What's noteworthy is how your present experiences and identity wash your memories until they fit how you think things happened. I think of myself now as a very literary and articulate person, overly good at English (stuffily verbose really (some might tire of my working John Stuart Mill into lunchtime conversation (pretentious nested asides like this don't help either))) and constantly working on my Turkish to keep it as fluent as I can be. I definitely don't think of myself as a shy wallflower, anything but. Yet back then, I was. I spoke Turkish and was still learning English, my second language that I just picked up a few years before. I probably even had an accent. I was the new kid at school, transferred in sometime in the year and not really in any particular group. I even liked to sing, bold enough to audition for some kind of school choir. All of those things are such a huge divergence from who I now think of myself as, alien characteristics that I've unconsciously identified as "not me" for so long now that it's hard to remember being otherwise, especially not as the exact opposite.

It's almost sad to think about what a bookworm and technophile I was for my age. Sure, okay, curiosity is wonderful and those early experiences laid a great foundation for who I am today, but still, I wonder sometimes. I can still remember my rudimentary efforts at creating artificial intelligence to keep me company, although I didn't think of it as AI or a friend substitute. I'd program the computer to answer or ask questions in a certain scripted queue, so I'd type "How are you?" and it would reply, "Just fine, thanks! What about you?" and I'd write back, so on and so forth. I don't remember if I got far enough along to create a choose-your-own-adventure level of complexity, with conversations forking according to the answers. I seem to remember starting to do that in junior high and running out of patience.

There's been strains of myself that I do identify with too, little threads running through my life that I find joy in looking at, like the story that my mother only recent told me that paints me as psychotically friendly, despite the language barrier. When we moved to our new house in Scripps Ranch, she didn't speak English, didn't know anyone in the neighborhood and I was only five, so you can imagine her alarm when I went missing one day very soon after we moved in. Turns out I went halfway around the cul de sac, knocking on each door along the way, introducing myself and asking if they had any kids my age. Apparently I finally struck gold around house 7 and my poor exasperated mother found me there later, happily playing in the back yard with a little girl named Wendy. I was either too new to English or too young to explain where I lived when her mother would ask, so she didn't know what else to do other than to let me go on playing and I was happy to oblige.

So why is it that the warm and familiar feelings of "ah ha, see, I've always been this way" is in such sharp contrast to the surprise and even melancholy in discovering differences in who you thought you were?
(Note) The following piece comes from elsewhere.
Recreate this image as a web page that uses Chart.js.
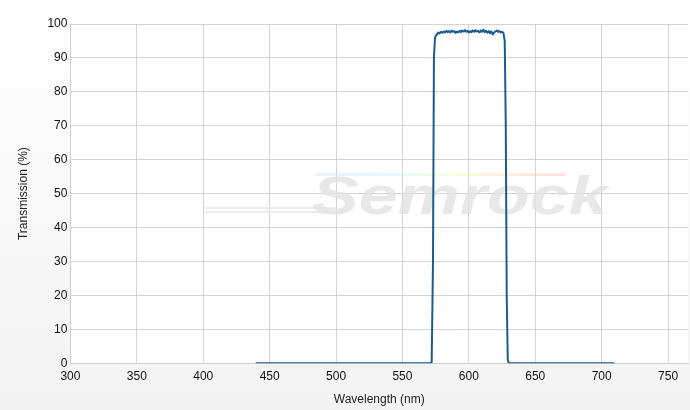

The excitment of finding familiar personality themes even applies to learning about other people's backgrounds. I lived with my grandmother in Istanbul for a summer about 6-7 years ago and one of my favorite conversations was when she explained how headstrong my mother was as a high school senior, forgoing college after graduation and jumping straight into the workforce instead. And probably rebellious too - my mother's mother pushed her hard to go to a university because her family didn't allow her to go back in her day, despite being one of the smartest in her class, so my mom probably did what any bullheaded teenager does - the opposite of what your parents are trying to cram down your throat. Doesn't matter that she ended up seeing the light decades later and got an art history degree from Mesa. In fact, she's addicted to classes there and is always taking something every semester. Listening to my mom's obstinacy, I felt a sense of kinship knowing that we were alike.

No answers here and I guess I'm not really looking for any, just a few ruminations that felt worth exploring today.